> DATA SEGMENT
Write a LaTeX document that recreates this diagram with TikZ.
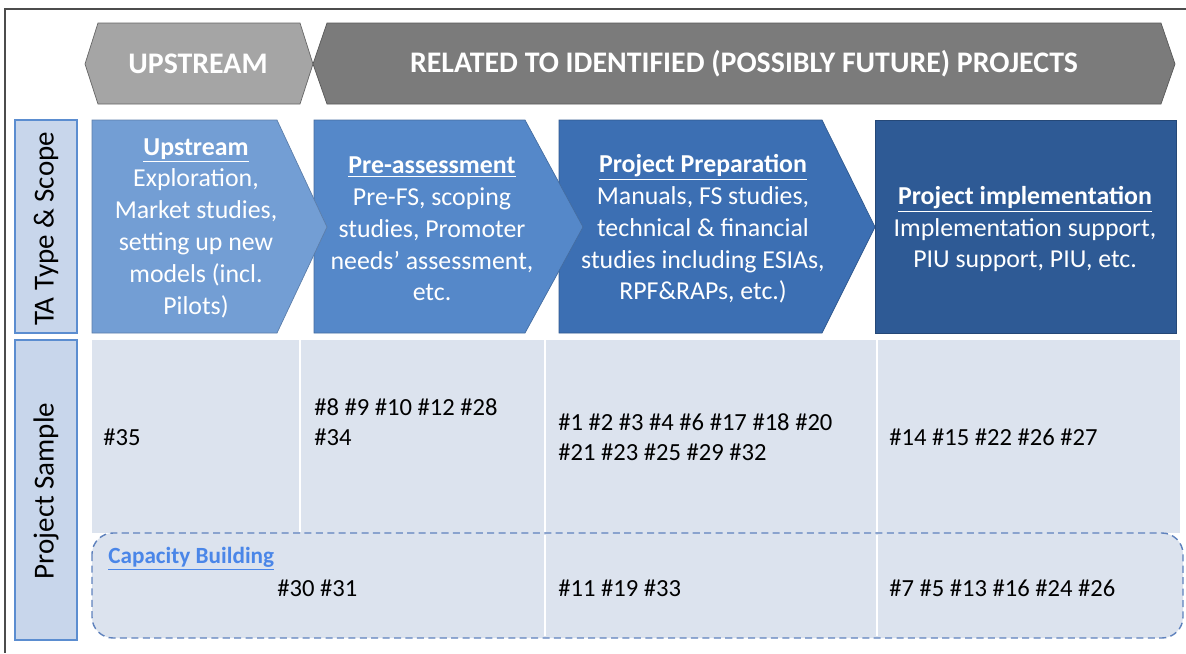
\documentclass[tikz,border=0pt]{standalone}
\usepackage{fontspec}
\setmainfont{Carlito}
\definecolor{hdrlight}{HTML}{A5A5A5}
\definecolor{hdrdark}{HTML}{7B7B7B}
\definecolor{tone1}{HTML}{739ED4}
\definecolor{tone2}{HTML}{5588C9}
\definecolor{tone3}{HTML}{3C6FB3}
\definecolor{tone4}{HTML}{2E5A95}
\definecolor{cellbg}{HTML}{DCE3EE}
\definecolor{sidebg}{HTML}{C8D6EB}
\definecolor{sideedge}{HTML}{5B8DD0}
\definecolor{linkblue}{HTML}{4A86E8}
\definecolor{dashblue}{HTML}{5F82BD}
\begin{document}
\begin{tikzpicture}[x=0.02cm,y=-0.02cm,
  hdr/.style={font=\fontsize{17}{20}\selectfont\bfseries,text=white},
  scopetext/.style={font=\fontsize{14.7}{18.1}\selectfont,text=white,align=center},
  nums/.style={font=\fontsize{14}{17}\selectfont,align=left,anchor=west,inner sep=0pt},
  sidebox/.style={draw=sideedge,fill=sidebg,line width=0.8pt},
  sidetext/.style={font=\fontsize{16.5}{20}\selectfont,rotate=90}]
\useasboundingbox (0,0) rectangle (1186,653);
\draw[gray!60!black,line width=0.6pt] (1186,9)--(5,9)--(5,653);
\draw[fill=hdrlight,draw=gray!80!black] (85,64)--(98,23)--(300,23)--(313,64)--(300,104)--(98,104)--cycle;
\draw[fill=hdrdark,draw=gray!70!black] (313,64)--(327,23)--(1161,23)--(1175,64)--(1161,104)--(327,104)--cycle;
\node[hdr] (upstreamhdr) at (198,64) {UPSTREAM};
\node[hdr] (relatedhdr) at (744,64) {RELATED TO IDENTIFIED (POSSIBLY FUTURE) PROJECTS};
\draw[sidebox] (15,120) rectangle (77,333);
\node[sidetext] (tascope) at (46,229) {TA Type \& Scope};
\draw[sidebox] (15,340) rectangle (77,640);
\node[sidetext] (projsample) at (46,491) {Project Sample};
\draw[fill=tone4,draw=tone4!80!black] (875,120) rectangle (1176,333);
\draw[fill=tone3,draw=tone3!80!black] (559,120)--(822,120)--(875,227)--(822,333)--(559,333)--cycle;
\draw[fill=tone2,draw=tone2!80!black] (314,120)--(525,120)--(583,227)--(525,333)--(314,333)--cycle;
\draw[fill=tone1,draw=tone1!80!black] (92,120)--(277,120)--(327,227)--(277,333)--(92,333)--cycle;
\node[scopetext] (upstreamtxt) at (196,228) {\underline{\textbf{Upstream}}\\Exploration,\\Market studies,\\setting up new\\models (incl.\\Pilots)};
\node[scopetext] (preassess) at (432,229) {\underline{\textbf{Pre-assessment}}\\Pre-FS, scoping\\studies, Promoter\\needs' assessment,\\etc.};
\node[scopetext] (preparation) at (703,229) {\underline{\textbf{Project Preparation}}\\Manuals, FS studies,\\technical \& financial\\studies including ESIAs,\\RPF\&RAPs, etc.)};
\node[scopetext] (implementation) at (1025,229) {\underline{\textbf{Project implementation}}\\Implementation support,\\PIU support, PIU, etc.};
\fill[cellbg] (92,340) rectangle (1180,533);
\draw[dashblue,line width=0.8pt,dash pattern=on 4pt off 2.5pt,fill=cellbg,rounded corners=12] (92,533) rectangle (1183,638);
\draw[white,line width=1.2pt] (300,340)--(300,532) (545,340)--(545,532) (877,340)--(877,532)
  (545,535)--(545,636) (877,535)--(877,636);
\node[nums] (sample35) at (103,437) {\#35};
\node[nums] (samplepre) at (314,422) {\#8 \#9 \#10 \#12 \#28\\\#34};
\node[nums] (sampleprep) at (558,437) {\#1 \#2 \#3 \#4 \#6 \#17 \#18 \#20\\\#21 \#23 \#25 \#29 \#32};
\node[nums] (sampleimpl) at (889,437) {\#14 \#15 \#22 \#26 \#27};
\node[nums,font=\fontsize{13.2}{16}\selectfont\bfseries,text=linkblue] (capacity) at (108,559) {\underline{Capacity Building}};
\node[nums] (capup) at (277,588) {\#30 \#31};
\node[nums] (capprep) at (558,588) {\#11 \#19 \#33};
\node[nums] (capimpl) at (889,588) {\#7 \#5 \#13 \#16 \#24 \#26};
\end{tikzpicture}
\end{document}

> AIM
Take the data above and repeat it exactly, leaving each picture out.

> WRITTEN REPLY
Write a LaTeX document that recreates this diagram with TikZ.
\documentclass[tikz,border=0pt]{standalone}
\usepackage{fontspec}
\setmainfont{Carlito}
\definecolor{hdrlight}{HTML}{A5A5A5}
\definecolor{hdrdark}{HTML}{7B7B7B}
\definecolor{tone1}{HTML}{739ED4}
\definecolor{tone2}{HTML}{5588C9}
\definecolor{tone3}{HTML}{3C6FB3}
\definecolor{tone4}{HTML}{2E5A95}
\definecolor{cellbg}{HTML}{DCE3EE}
\definecolor{sidebg}{HTML}{C8D6EB}
\definecolor{sideedge}{HTML}{5B8DD0}
\definecolor{linkblue}{HTML}{4A86E8}
\definecolor{dashblue}{HTML}{5F82BD}
\begin{document}
\begin{tikzpicture}[x=0.02cm,y=-0.02cm,
  hdr/.style={font=\fontsize{17}{20}\selectfont\bfseries,text=white},
  scopetext/.style={font=\fontsize{14.7}{18.1}\selectfont,text=white,align=center},
  nums/.style={font=\fontsize{14}{17}\selectfont,align=left,anchor=west,inner sep=0pt},
  sidebox/.style={draw=sideedge,fill=sidebg,line width=0.8pt},
  sidetext/.style={font=\fontsize{16.5}{20}\selectfont,rotate=90}]
\useasboundingbox (0,0) rectangle (1186,653);
\draw[gray!60!black,line width=0.6pt] (1186,9)--(5,9)--(5,653);
\draw[fill=hdrlight,draw=gray!80!black] (85,64)--(98,23)--(300,23)--(313,64)--(300,104)--(98,104)--cycle;
\draw[fill=hdrdark,draw=gray!70!black] (313,64)--(327,23)--(1161,23)--(1175,64)--(1161,104)--(327,104)--cycle;
\node[hdr] (upstreamhdr) at (198,64) {UPSTREAM};
\node[hdr] (relatedhdr) at (744,64) {RELATED TO IDENTIFIED (POSSIBLY FUTURE) PROJECTS};
\draw[sidebox] (15,120) rectangle (77,333);
\node[sidetext] (tascope) at (46,229) {TA Type \& Scope};
\draw[sidebox] (15,340) rectangle (77,640);
\node[sidetext] (projsample) at (46,491) {Project Sample};
\draw[fill=tone4,draw=tone4!80!black] (875,120) rectangle (1176,333);
\draw[fill=tone3,draw=tone3!80!black] (559,120)--(822,120)--(875,227)--(822,333)--(559,333)--cycle;
\draw[fill=tone2,draw=tone2!80!black] (314,120)--(525,120)--(583,227)--(525,333)--(314,333)--cycle;
\draw[fill=tone1,draw=tone1!80!black] (92,120)--(277,120)--(327,227)--(277,333)--(92,333)--cycle;
\node[scopetext] (upstreamtxt) at (196,228) {\underline{\textbf{Upstream}}\\Exploration,\\Market studies,\\setting up new\\models (incl.\\Pilots)};
\node[scopetext] (preassess) at (432,229) {\underline{\textbf{Pre-assessment}}\\Pre-FS, scoping\\studies, Promoter\\needs' assessment,\\etc.};
\node[scopetext] (preparation) at (703,229) {\underline{\textbf{Project Preparation}}\\Manuals, FS studies,\\technical \& financial\\studies including ESIAs,\\RPF\&RAPs, etc.)};
\node[scopetext] (implementation) at (1025,229) {\underline{\textbf{Project implementation}}\\Implementation support,\\PIU support, PIU, etc.};
\fill[cellbg] (92,340) rectangle (1180,533);
\draw[dashblue,line width=0.8pt,dash pattern=on 4pt off 2.5pt,fill=cellbg,rounded corners=12] (92,533) rectangle (1183,638);
\draw[white,line width=1.2pt] (300,340)--(300,532) (545,340)--(545,532) (877,340)--(877,532)
  (545,535)--(545,636) (877,535)--(877,636);
\node[nums] (sample35) at (103,437) {\#35};
\node[nums] (samplepre) at (314,422) {\#8 \#9 \#10 \#12 \#28\\\#34};
\node[nums] (sampleprep) at (558,437) {\#1 \#2 \#3 \#4 \#6 \#17 \#18 \#20\\\#21 \#23 \#25 \#29 \#32};
\node[nums] (sampleimpl) at (889,437) {\#14 \#15 \#22 \#26 \#27};
\node[nums,font=\fontsize{13.2}{16}\selectfont\bfseries,text=linkblue] (capacity) at (108,559) {\underline{Capacity Building}};
\node[nums] (capup) at (277,588) {\#30 \#31};
\node[nums] (capprep) at (558,588) {\#11 \#19 \#33};
\node[nums] (capimpl) at (889,588) {\#7 \#5 \#13 \#16 \#24 \#26};
\end{tikzpicture}
\end{document}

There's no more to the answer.